Pulitzer Prize-winning novelist Louise Erdrich (“The Night Watchman,” 2021) returns with a story close to her heart, “The Mighty Red.” Set in the author’s native North Dakota, the title refers to the river that serves as a metaphor for life in the Red River Valley. It also carries a secret central to the story’s plot.
The slow reveal of that secret propels a good chunk of the novel, which tells the story of Kismet Poe, a teen girl caught in the middle of a love triangle featuring one of the town’s richest residents (he stands to inherit two lucrative sugar beet farms) and a homeschooled romantic who works at his mom’s bookstore.
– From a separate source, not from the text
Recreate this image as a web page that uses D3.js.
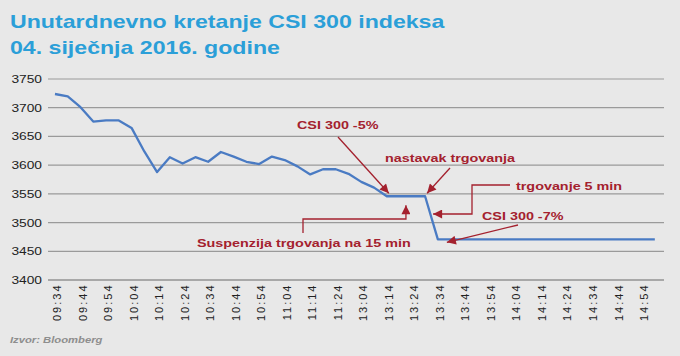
<!DOCTYPE html>
<html>
<head>
<meta charset="utf-8">
<script src="https://cdn.jsdelivr.net/npm/d3@7"></script>
<style>
  html, body { margin: 0; padding: 0; background: #e8e8e8; }
  svg { display: block; }
</style>
</head>
<body>
<div id="chart"></div>
<script>
// ---- data ----
const titleLines = ["Unutardnevno kretanje CSI 300 indeksa", "04. siječnja 2016. godine"];
const sourceText = "Izvor: Bloomberg";

const times = [
  "09:34","09:39","09:44","09:49","09:54","09:59","10:04","10:09","10:14","10:19","10:24","10:29",
  "10:34","10:39","10:44","10:49","10:54","10:59","11:04","11:09","11:14","11:19","11:24","11:29",
  "13:04","13:09","13:14","13:19","13:24","13:29","13:34","13:39","13:44","13:49","13:54","13:59",
  "14:04","14:09","14:14","14:19","14:24","14:29","14:34","14:39","14:44","14:49","14:54","14:59"
];
const csi300 = [
  3723, 3719, 3700, 3675, 3677, 3677, 3664, 3623, 3587, 3613, 3602, 3613,
  3605, 3622, 3614, 3605, 3601, 3614, 3608, 3597, 3583, 3592, 3592, 3584,
  3570, 3560, 3545, 3545, 3545, 3545, 3470, 3470, 3470, 3470, 3470, 3470,
  3470, 3470, 3470, 3470, 3470, 3470, 3470, 3470, 3470, 3470, 3470, 3470
];
const tickLabels = [
  "09:34","09:44","09:54","10:04","10:14","10:24","10:34","10:44","10:54","11:04","11:14","11:24",
  "13:04","13:14","13:24","13:34","13:44","13:54","14:04","14:14","14:24","14:34","14:44","14:54"
];
const yTicks = [3400, 3450, 3500, 3550, 3600, 3650, 3700, 3750];
const annotationTexts = ["CSI 300 -5%", "nastavak trgovanja", "trgovanje 5 min", "CSI 300 -7%", "Suspenzija trgovanja na 15 min"];

// ---- drawing ----
const W = 680, H = 356;
const SX = 1.25; // horizontal text stretch seen in reference
const RED = "#a4212e";
const BLUE = "#4a7bc3";

const svg = d3.select("#chart").append("svg").attr("width", W).attr("height", H);
svg.append("rect").attr("width", W).attr("height", H).attr("fill", "#e8e8e8");

const defs = svg.append("defs");
defs.append("marker")
  .attr("id", "arr").attr("viewBox", "0 0 10 10")
  .attr("refX", 10).attr("refY", 5)
  .attr("markerWidth", 10).attr("markerHeight", 9)
  .attr("markerUnits", "userSpaceOnUse")
  .attr("orient", "auto")
  .append("path").attr("d", "M0,0 L10,5 L0,10 Z").attr("fill", RED);

function stretchedText(g, x, y, txt, opts) {
  const t = g.append("g").attr("transform", `translate(${x},${y}) scale(${SX},1)`)
    .append("text").attr("x", 0).attr("y", 0).text(txt);
  Object.entries(opts || {}).forEach(([k, v]) => t.attr(k, v));
  return t;
}

// title
titleLines.forEach((line, i) => {
  stretchedText(svg, 10, 27.5 + i * 26.7, line, {
    "font-family": "Liberation Sans, Arial, sans-serif",
    "font-size": "18.5px", "font-weight": "bold", "fill": "#2b9fd8"
  });
});

// scales
const x = d3.scalePoint().domain(times).range([48.6, 661.2]).padding(0.5);
const y = d3.scaleLinear().domain([3400, 3750]).range([279.5, 78.5]);

// y axis + gridlines
const yAxis = svg.append("g").attr("transform", "translate(48,0)")
  .call(d3.axisLeft(y).tickValues(yTicks).tickSize(-616).tickFormat(d3.format("d")));
yAxis.select(".domain").remove();
yAxis.selectAll(".tick line")
  .attr("stroke", d => d === 3400 ? "#a8a8a8" : "#9a9a9a")
  .attr("stroke-width", d => d === 3400 ? 2 : 1.2);
yAxis.selectAll(".tick text")
  .attr("x", 0).attr("dy", null)
  .attr("transform", `translate(-6,4) scale(${SX},1)`)
  .attr("text-anchor", "end")
  .attr("font-family", "Liberation Sans, Arial, sans-serif")
  .attr("font-size", "11px").attr("fill", "#222");

// x axis
const xAxis = svg.append("g").attr("transform", `translate(0,${y(3400)})`)
  .call(d3.axisBottom(x).tickValues(tickLabels).tickSize(0));
xAxis.select(".domain").remove();
xAxis.selectAll(".tick text")
  .attr("x", 0).attr("y", 0).attr("dy", null)
  .attr("transform", "translate(5.5,4) rotate(-90)")
  .attr("text-anchor", "end")
  .attr("font-family", "Liberation Sans, Arial, sans-serif")
  .attr("font-size", "11px").attr("letter-spacing", "2px").attr("fill", "#222");

// line
const line = d3.line().x((d, i) => x(times[i])).y(d => y(d));
svg.append("path").datum(csi300)
  .attr("d", line)
  .attr("fill", "none").attr("stroke", BLUE).attr("stroke-width", 2.3)
  .attr("stroke-linejoin", "round");

// annotations
const ann = svg.append("g");
const aStyle = {
  "font-family": "Liberation Sans, Arial, sans-serif",
  "font-size": "11.5px", "font-weight": "bold", "fill": RED
};
function arrowPath(pts) {
  ann.append("path").attr("d", d3.line()(pts))
    .attr("fill", "none").attr("stroke", RED).attr("stroke-width", 1.3)
    .attr("marker-end", "url(#arr)");
}
const xi = i => x(times[i]);

// CSI 300 -5%
stretchedText(ann, 297, 129, annotationTexts[0], aStyle);
arrowPath([[338, 137], [xi(26) + 2, y(3545) - 3]]);
// nastavak trgovanja
stretchedText(ann, 385, 162, annotationTexts[1], aStyle);
arrowPath([[450, 168], [xi(29) + 2, y(3545) - 3]]);
// trgovanje 5 min
stretchedText(ann, 516, 190, annotationTexts[2], aStyle);
arrowPath([[510, 185], [472, 185], [472, 214], [xi(29) + 8, 214]]);
// CSI 300 -7%
stretchedText(ann, 482, 220, annotationTexts[3], aStyle);
arrowPath([[518, 225], [xi(30) + 9, y(3470) + 3]]);
// Suspenzija trgovanja na 15 min
stretchedText(ann, 197, 247, annotationTexts[4], aStyle);
arrowPath([[303, 233], [303, 219], [(xi(27) + xi(28)) / 2, 219], [(xi(27) + xi(28)) / 2, y(3545) + 9]]);

// source
stretchedText(svg, 10, 342.5, sourceText, {
  "font-family": "Liberation Sans, Arial, sans-serif",
  "font-size": "9px", "font-weight": "bold", "font-style": "italic", "fill": "#8e8e8e"
});
</script>
</body>
</html>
By page 15, 18-year-old Gary Geist proposes to Kismet, who then tells her mother, “It could be, I think, that I love him.” Pages later we meet Hugo, who Kismet considers less mature, but who built his own computer and has a plan to make lots of money in the oil fields, buy a car and win Kismet’s eternal affection.
Erdrich’s prose is lovely as she describes scenes like this one, while Kismet and Gary’s friend Eric watch birds feeding on the prairie: “They outflew their shadows, veered so close and at such a rate of speed it seemed at every second they would collide, but only their shadows merged and came apart. Their intricate blur of flight rose to a frenzied joy so dark and dazzling that Kismet was lost in emotion.” Part of the story’s emotion comes from the contrast Erdrich establishes between a community that is econ.